(Code that draws figures)
********************

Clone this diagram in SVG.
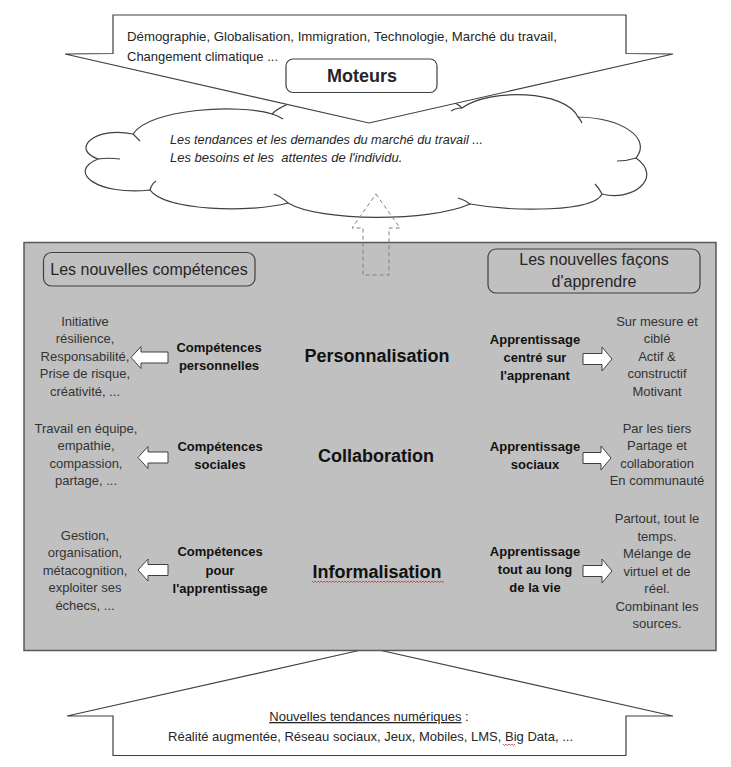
<svg xmlns="http://www.w3.org/2000/svg" width="731" height="767" viewBox="0 0 731 767">
<style>
  text { font-family: "Liberation Sans", Arial, sans-serif; fill: #262626; }
  .ln { fill: none; stroke: #404040; stroke-width: 1.2; }
  .wf { fill: #ffffff; stroke: #404040; stroke-width: 1.2; }
  .sm { font-size: 13px; }
  .li { font-size: 13px; text-anchor: middle; fill: #333333; }
  .lb { font-size: 13px; font-weight: bold; text-anchor: middle; fill: #111111; }
  .mid { font-size: 18px; font-weight: bold; text-anchor: middle; fill: #111111; }
  .hd { font-size: 16px; text-anchor: middle; fill: #262626; }
  .sq { fill: none; stroke: #d03030; stroke-width: 0.8; }
  .arr { fill: #ffffff; stroke: #404040; stroke-width: 1; }
</style>
<rect x="0" y="0" width="731" height="767" fill="#ffffff"/>

<g id="cloud">
  <path class="wf" d="M133,134 C150,108 240,104 272,114 C300,85 440,85 462,108 C490,88 565,90 578,117 C622,118 652,138 636,158 C664,178 632,202 602,194 C594,212 515,212 470,204 C430,222 320,222 288,203 C250,213 165,211 150,190 C98,196 66,172 98,159 C70,149 95,126 133,134 Z"/>
  <path class="ln" d="M272,114 C276,115 280,117 283,119 M462,108 C458,108 454,109 451,111 M578,117 C580,119 581,121 582,123 M636,158 C630,160 624,161 617,161 M602,194 C600,190 598,187 595,184 M470,204 C466,201 462,199 458,198 M288,203 C284,199 279,196 274,194 M150,190 C151,186 153,183 156,181 M98,159 C105,158 112,158 120,159 M133,134 C135,136 137,138 140,141"/>
  <text class="sm" x="170" y="144" font-style="italic" textLength="313" lengthAdjust="spacingAndGlyphs">Les tendances et les demandes du marché du travail ...</text>
  <text class="sm" x="170" y="162" font-style="italic" xml:space="preserve">Les besoins et les  attentes de l'individu.</text>
</g>

<g id="moteurs-arrow">
  <polygon class="wf" points="113,15 626,15 626,53.5 673,54 369,123 65,54 113,53.5"/>
  <text class="sm" x="127" y="41" textLength="430" lengthAdjust="spacingAndGlyphs">Démographie, Globalisation, Immigration, Technologie, Marché du travail,</text>
  <text class="sm" x="127" y="61">Changement climatique ...</text>
</g>

<g id="moteurs">
  <rect class="wf" x="286" y="59" width="151" height="33.5" rx="7"/>
  <text x="362" y="82" text-anchor="middle" font-size="18" font-weight="bold" fill="#111111">Moteurs</text>
</g>

<g id="numerique-arrow">
  <polygon class="wf" points="370,648 673,716 626,716 626,755.5 113,755.5 113,716 67,716"/>
  <text class="sm" x="369" y="721" text-anchor="middle"><tspan text-decoration="underline">Nouvelles tendances numériques</tspan> :</text>
  <text class="sm" x="168" y="741" textLength="405" lengthAdjust="spacingAndGlyphs">Réalité augmentée, Réseau sociaux, Jeux, Mobiles, LMS, Big Data, ...</text>
  <path class="sq" d="M503,744 l1.5,1.5 l1.5,-1.5 l1.5,1.5 l1.5,-1.5 l1.5,1.5 l1.5,-1.5 l1.5,1.5 l1.5,-1.5"/>
</g>

<g id="panel">
  <rect x="24" y="242.5" width="692" height="408" fill="#c0c0c0" stroke="#595959" stroke-width="1.5"/>
</g>

<g id="nouvelles-competences">
  <rect class="ln" x="43.5" y="252.5" width="211.5" height="33.5" rx="8"/>
  <text class="hd" x="149" y="275">Les nouvelles compétences</text>
</g>

<g id="nouvelles-facons">
  <rect class="ln" x="488" y="249" width="212" height="44" rx="8"/>
  <text class="hd" x="594" y="265">Les nouvelles façons</text>
  <text class="hd" x="594" y="287">d'apprendre</text>
</g>

<g id="row-personnalisation">
  <text class="li"><tspan x="85" y="325.5">Initiative</tspan><tspan x="85" y="343">résilience,</tspan><tspan x="85" y="360.5">Responsabilité,</tspan><tspan x="85" y="378">Prise de risque,</tspan><tspan x="85" y="395.5">créativité, ...</tspan></text>
  <text class="lb"><tspan x="219" y="351.5">Compétences</tspan><tspan x="219" y="369.5">personnelles</tspan></text>
  <text class="mid" x="377" y="361.5">Personnalisation</text>
  <text class="lb"><tspan x="535" y="343.5">Apprentissage</tspan><tspan x="535" y="361.5">centré sur</tspan><tspan x="535" y="379.5">l'apprenant</tspan></text>
  <text class="li"><tspan x="657" y="325.5">Sur mesure et</tspan><tspan x="657" y="343">ciblé</tspan><tspan x="657" y="360.5">Actif &amp;</tspan><tspan x="657" y="378">constructif</tspan><tspan x="657" y="395.5">Motivant</tspan></text>
</g>

<g id="row-collaboration">
  <text class="li"><tspan x="86" y="432.5">Travail en équipe,</tspan><tspan x="86" y="450">empathie,</tspan><tspan x="86" y="467.5">compassion,</tspan><tspan x="86" y="485">partage, ...</tspan></text>
  <text class="lb"><tspan x="220" y="451">Compétences</tspan><tspan x="220" y="469">sociales</tspan></text>
  <text class="mid" x="376" y="461.5">Collaboration</text>
  <text class="lb"><tspan x="535" y="451">Apprentissage</tspan><tspan x="535" y="469">sociaux</tspan></text>
  <text class="li"><tspan x="657" y="432.5">Par les tiers</tspan><tspan x="657" y="450">Partage et</tspan><tspan x="657" y="467.5">collaboration</tspan><tspan x="657" y="485">En communauté</tspan></text>
</g>

<g id="row-informalisation">
  <text class="li"><tspan x="85" y="539.5">Gestion,</tspan><tspan x="85" y="557">organisation,</tspan><tspan x="85" y="574.5">métacognition,</tspan><tspan x="85" y="592">exploiter ses</tspan><tspan x="85" y="609.5">échecs, ...</tspan></text>
  <text class="lb"><tspan x="220" y="556">Compétences</tspan><tspan x="220" y="574.5">pour</tspan><tspan x="220" y="593">l'apprentissage</tspan></text>
  <text class="mid" x="377" y="577.5">Informalisation</text>
  <path class="sq" d="M312,581 l1.5,1.5 l1.5,-1.5 l1.5,1.5 l1.5,-1.5 l1.5,1.5 l1.5,-1.5 l1.5,1.5 l1.5,-1.5 l1.5,1.5 l1.5,-1.5 l1.5,1.5 l1.5,-1.5 l1.5,1.5 l1.5,-1.5 l1.5,1.5 l1.5,-1.5 l1.5,1.5 l1.5,-1.5 l1.5,1.5 l1.5,-1.5 l1.5,1.5 l1.5,-1.5 l1.5,1.5 l1.5,-1.5 l1.5,1.5 l1.5,-1.5 l1.5,1.5 l1.5,-1.5 l1.5,1.5 l1.5,-1.5 l1.5,1.5 l1.5,-1.5 l1.5,1.5 l1.5,-1.5 l1.5,1.5 l1.5,-1.5 l1.5,1.5 l1.5,-1.5 l1.5,1.5 l1.5,-1.5 l1.5,1.5 l1.5,-1.5 l1.5,1.5 l1.5,-1.5 l1.5,1.5 l1.5,-1.5 l1.5,1.5 l1.5,-1.5 l1.5,1.5 l1.5,-1.5 l1.5,1.5 l1.5,-1.5 l1.5,1.5 l1.5,-1.5 l1.5,1.5 l1.5,-1.5 l1.5,1.5 l1.5,-1.5 l1.5,1.5 l1.5,-1.5 l1.5,1.5 l1.5,-1.5 l1.5,1.5 l1.5,-1.5 l1.5,1.5 l1.5,-1.5 l1.5,1.5 l1.5,-1.5 l1.5,1.5 l1.5,-1.5 l1.5,1.5 l1.5,-1.5 l1.5,1.5 l1.5,-1.5 l1.5,1.5 l1.5,-1.5 l1.5,1.5 l1.5,-1.5 l1.5,1.5 l1.5,-1.5 l1.5,1.5 l1.5,-1.5 l1.5,1.5 l1.5,-1.5 l1.5,1.5 l1.5,-1.5 l1.5,1.5 l1.5,-1.5"/>
  <text class="lb"><tspan x="535" y="556">Apprentissage</tspan><tspan x="535" y="574">tout au long</tspan><tspan x="535" y="592">de la vie</tspan></text>
  <text class="li"><tspan x="657" y="523">Partout, tout le</tspan><tspan x="657" y="540.5">temps.</tspan><tspan x="657" y="558">Mélange de</tspan><tspan x="657" y="575.5">virtuel et de</tspan><tspan x="657" y="593">réel.</tspan><tspan x="657" y="610.5">Combinant les</tspan><tspan x="657" y="628">sources.</tspan></text>
</g>

<g id="connectors">
  <polygon points="376,194 400,228 389,228 389,275 363,275 363,228 352,228" fill="none" stroke="#808080" stroke-width="1" stroke-dasharray="4,3"/>
  <polygon class="arr" points="131,357.5 141,346.5 141,352 168,352 168,363 141,363 141,368.5"/>
  <polygon class="arr" points="612,359 602,347 602,353.5 583,353.5 583,364.5 602,364.5 602,371"/>
  <polygon class="arr" points="138,457.5 148,446.5 148,452 168,452 168,463 148,463 148,468.5"/>
  <polygon class="arr" points="611,458 601,446 601,452.5 583,452.5 583,463.5 601,463.5 601,470"/>
  <polygon class="arr" points="138,570 148,559 148,564.5 168,564.5 168,575.5 148,575.5 148,581"/>
  <polygon class="arr" points="612,571 602,559 602,565.5 583,565.5 583,576.5 602,576.5 602,583"/>
</g>
</svg>
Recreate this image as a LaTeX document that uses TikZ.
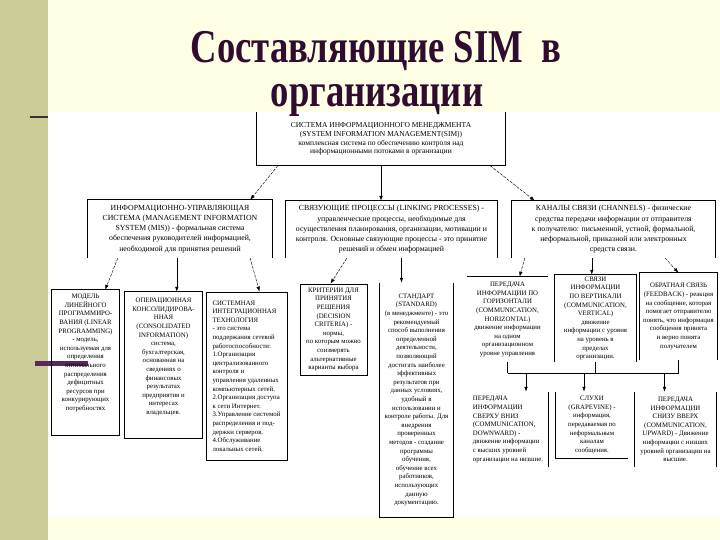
\documentclass[tikz,border=0pt]{standalone}
\usepackage{fontspec}
\setmainfont{Liberation Serif}
\newfontfamily\titlefont[FakeStretch=0.78]{Liberation Serif}
\usetikzlibrary{positioning, calc, arrows.meta}
\definecolor{slidecream}{RGB}{255,255,230}
\definecolor{slideolive}{RGB}{204,204,153}
\definecolor{titleplum}{RGB}{48,12,48}
\definecolor{barplum}{RGB}{90,40,90}
\definecolor{slideline}{RGB}{50,50,50}

\tikzset{
    card/.style={draw=black, line width=0.7pt, inner sep=1pt, align=center},
    bare/.style={inner sep=1pt, align=center},
    boxline/.style={black, line width=0.7pt},
    headfont/.style={font=\fontsize{7.5}{8.8}\selectfont},
    midfont/.style={font=\fontsize{7.8}{10.2}\selectfont},
    smallfont/.style={font=\fontsize{6.8}{8.6}\selectfont},
    titletext/.style={font=\titlefont\bfseries\fontsize{47}{50}\selectfont,
        text=titleplum, anchor=base, inner sep=0pt},
    arr/.style={->, line width=0.6pt},
    slant/.style={->, line width=0.45pt, dash pattern=on 3pt off 1.2pt},
}

\begin{document}
\begin{tikzpicture}[x=1pt, y=-1pt, >={Latex[length=5pt,width=3.5pt]}]
    \useasboundingbox (0,0) rectangle (720,540);

    % Slide background
    \fill[slidecream] (0,0) rectangle (720,540);
    \fill[white] (48,112) rectangle (720,518);
    \fill[slideolive] (0,0) rectangle (48,540);
    \fill[slideline] (30,116) rectangle (48,118.5);
    \fill[barplum] (35,361) rectangle (88,366);

    % Title
    \node[titletext] (title1) at (376,63) {Составляющие SIM\ \ в};
    \node[titletext] (title2) at (377,107) {организации};

    % Top block
    \node[bare, headfont, minimum width=248pt, minimum height=53pt]
        (sim) at (381,139) {СИСТЕМА ИНФОРМАЦИОННОГО МЕНЕДЖМЕНТА\\
        (SYSTEM INFORMATION MANAGEMENT(SIM))\\
        комплексная система по обеспечению контроля над\\
        информационными потоками в организации};
    \draw[boxline] (sim.north west) |- (sim.south east) -- (sim.north east);

    % Second row
    \node[bare, midfont, minimum width=184pt, minimum height=58pt]
        (mis) at (180,229) {ИНФОРМАЦИОННО-УПРАВЛЯЮЩАЯ\\
        СИСТЕМА (MANAGEMENT INFORMATION\\
        SYSTEM (MIS)) - формальная система\\
        обеспечения руководителей информацией,\\
        необходимой для принятия решений};
    \node[bare, midfont, minimum width=211pt, minimum height=57pt]
        (link) at (391.5,229.5) {СВЯЗУЮЩИЕ ПРОЦЕССЫ (LINKING PROCESSES) -\\
        управленческие процессы, необходимые для\\
        осуществления планирования, организации, мотивации и\\
        контроля. Основные связующие процессы - это принятие\\
        решений и обмен информацией};
    \node[bare, midfont, minimum width=203pt, minimum height=57pt]
        (chan) at (613.5,229.5) {КАНАЛЫ СВЯЗИ (CHANNELS) - физические\\
        средства передачи информации от отправителя\\
        к получателю: письменной, устной, формальной,\\
        неформальной, приказной или электронных\\
        средств связи.};
    \foreach \b in {mis, link, chan}
        \draw[boxline] (\b.south west) |- (\b.north east) -- (\b.south east);

    % Third row
    \node[bare, smallfont, minimum width=67pt, minimum height=126pt]
        (blp) at (85.5,353) {МОДЕЛЬ\\ ЛИНЕЙНОГО\\ ПРОГРАММИРО-\\
        ВАНИЯ (LINEAR\\ PROGRAMMING)\\ - модель,\\ используемая для\\
        определения\\ оптимального\\ распределения\\ дефицитных\\
        ресурсов при\\ конкурирующих\\ потребностях};
    \draw[boxline] (blp.north west) rectangle ([yshift=-19pt]blp.south east);
    \node[bare, smallfont, minimum width=77pt, minimum height=130pt]
        (cons) at (163.5,357) {ОПЕРАЦИОННАЯ\\ КОНСОЛИДИРОВА-\\ ННАЯ\\
        (CONSOLIDATED\\ INFORMATION)\\ система,\\ бухгалтерская,\\
        основанная на\\ сведениях о\\ финансовых\\ результатах\\
        предприятия и\\ интересах\\ владельцев.};
    \draw[boxline] (cons.north west) rectangle ([yshift=-16pt]cons.south east);
    \node[card, smallfont, align=left, minimum width=81pt, minimum height=168pt]
        (sit) at (246.5,376) {СИСТЕМНАЯ\\ ИНТЕГРАЦИОННАЯ\\ ТЕХНОЛОГИЯ\\
        - это система\\ поддержания сетевой\\ работоспособности:\\
        1.Организация\\ централизованного\\ контроля и\\
        управления удаленных\\ компьютерных сетей.\\
        2.Организация доступа\\ к сети Интернет.\\
        3.Управление системой\\ распределения и под-\\
        держки серверов.\\ 4.Обслуживание\\ локальных сетей.};
    \node[card, smallfont, minimum width=67pt, minimum height=91pt]
        (crit) at (333.5,329.5) {КРИТЕРИИ ДЛЯ\\ ПРИНЯТИЯ\\ РЕШЕНИЯ\\
        (DECISION\\ CRITERIA) -\\ нормы,\\ по которым можно\\
        соизмерять\\ альтернативные\\ варианты выбора};
    \node[bare, smallfont, minimum width=73pt, minimum height=234pt]
        (stand) at (416.5,400) {СТАНДАРТ\\ (STANDARD)\\ (в менеджменте) - это\\
        рекомендуемый\\ способ выполнения\\ определенной\\ деятельности,\\
        позволяющий\\ достигать наиболее\\ эффективных\\ результатов при\\
        данных условиях,\\ удобный в\\ использовании и\\
        контроле работы. Для\\ внедрения\\ проверенных\\
        методов - создание\\ программы\\ обучения,\\ обучение всех\\
        работников,\\ использующих\\ данную\\ документацию.};
    \draw[boxline] (stand.north west) |- (stand.south east) -- (stand.north east);

    \node[bare, smallfont, minimum width=81pt, minimum height=85pt]
        (hor) at (507.5,319.5) {ПЕРЕДАЧА\\ ИНФОРМАЦИИ ПО\\ ГОРИЗОНТАЛИ\\
        (COMMUNICATION,\\ HORIZONTAL)\\ движение информации\\
        на одном\\ организационном\\ уровне управления};
    \node[bare, smallfont, minimum width=81pt, minimum height=87pt]
        (vert) at (595.5,318.5) {СВЯЗИ\\ ИНФОРМАЦИИ\\ ПО ВЕРТИКАЛИ\\
        (COMMUNICATION,\\ VERTICAL)\\ движение\\ информации с уровня\\
        на уровень в\\ пределах\\ организации.};
    \node[bare, smallfont, minimum width=77pt, minimum height=87pt]
        (feed) at (678.5,316.5) {ОБРАТНАЯ СВЯЗЬ\\ (FEEDBACK) - реакция\\
        на сообщение, которая\\ помогает отправителю\\ понять, что информация\\
        сообщения принята\\ и верно понята\\ получателем};
    \draw[boxline] (hor.north west) -- (hor.north east);
    \foreach \b in {vert, feed}
        \draw[boxline] (\b.south west) |- (\b.north east) -- (\b.south east);

    % Fourth row
    \node[bare, smallfont, align=left, minimum width=80pt, minimum height=75pt]
        (down) at (508,429.5) {ПЕРЕДАЧА\\ ИНФОРМАЦИИ\\ СВЕРХУ ВНИЗ\\
        (COMMUNICATION,\\ DOWNWARD) -\\ движение информации\\
        с высших уровней\\ организации на низшие.};
    \node[bare, smallfont, minimum width=72pt, minimum height=66pt]
        (grape) at (592,425) {СЛУХИ\\ (GRAPEVINE) -\\ информация,\\
        передаваемая по\\ неформальным\\ каналам\\ сообщения.};
    \node[bare, smallfont, minimum width=81pt, minimum height=75pt]
        (up) at (675.5,429.5) {ПЕРЕДАЧА\\ ИНФОРМАЦИИ\\ СНИЗУ ВВЕРХ\\
        (COMMUNICATION,\\ UPWARD) - Движение\\ информации с низших\\
        уровней организации на\\ высшие.};
    \draw[boxline] (down.north east) -- (down.south east);
    \draw[boxline] (grape.north west) |- (grape.south east);
    \draw[boxline] (up.north west) -- (up.south west);
    \draw[boxline] (up.north east) -- (up.south east);

    % Arrows from the top block
    \draw[slant] ([xshift=21pt]sim.south west) -- ([xshift=-22pt]mis.north east);
    \draw[arr] (sim.south) -- (sim.south |- link.north);
    \draw[slant] ([xshift=-15pt]sim.south east) -- ([xshift=23pt]chan.north west);

    % Arrows from the second row
    \draw[slant] ([xshift=30pt]mis.south west) -- ([xshift=-14pt]blp.north east);
    \draw[arr] ([xshift=89pt]mis.south west) -- ([xshift=89pt]mis.south west |- cons.north);
    \draw[slant] ([xshift=-22pt]mis.south east) -- ([xshift=13pt]sit.north);
    \draw[slant] ([xshift=61pt]link.south west) -- ([xshift=-3pt]crit.north);
    \draw[arr] ([xshift=10pt]link.south) -- ([xshift=10pt]link.south |- stand.north);
    \draw[slant] ([xshift=13pt]chan.south west) -- ([xshift=12pt]hor.north);
    \draw[arr] ([xshift=80pt]chan.south west) -- ([xshift=80pt]chan.south west |- vert.north);
    \draw[slant] ([xshift=-50pt]chan.south east) -- (feed.north);

    % Bracket to the fourth row
    \coordinate (bar) at (592,373);
    \foreach \b in {hor, vert, feed}
        \draw[boxline] (\b.south) -- (\b.south |- bar);
    \draw[boxline] (hor.south |- bar) -- (feed.south |- bar);
    \draw[arr] ([xshift=18pt]down.north |- bar) -- ([xshift=18pt]down.north);
    \draw[arr] ([xshift=-8pt]grape.north |- bar) -- ([xshift=-8pt]grape.north);
    \draw[arr] ([xshift=-11pt]up.north |- bar) -- ([xshift=-11pt]up.north);
\end{tikzpicture}
\end{document}
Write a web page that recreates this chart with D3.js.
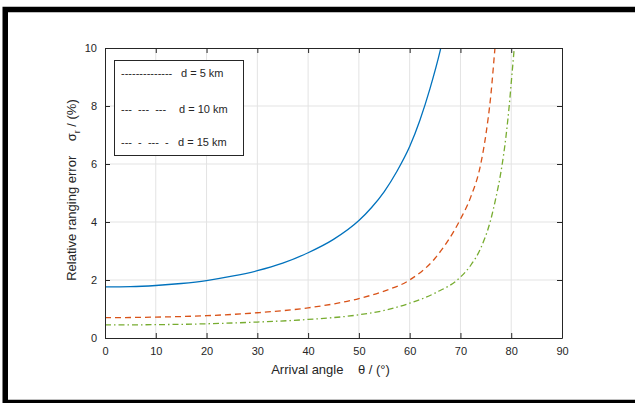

********************

▸ WORK TO COMPLETE: Copy out every line of the listing that includes the string "this".

▸ CORRECT RESPONSE:
Clone this diagram in SVG.
Recreate this image as a LaTeX document that uses TikZ.
Write a web page that recreates this chart with D3.js.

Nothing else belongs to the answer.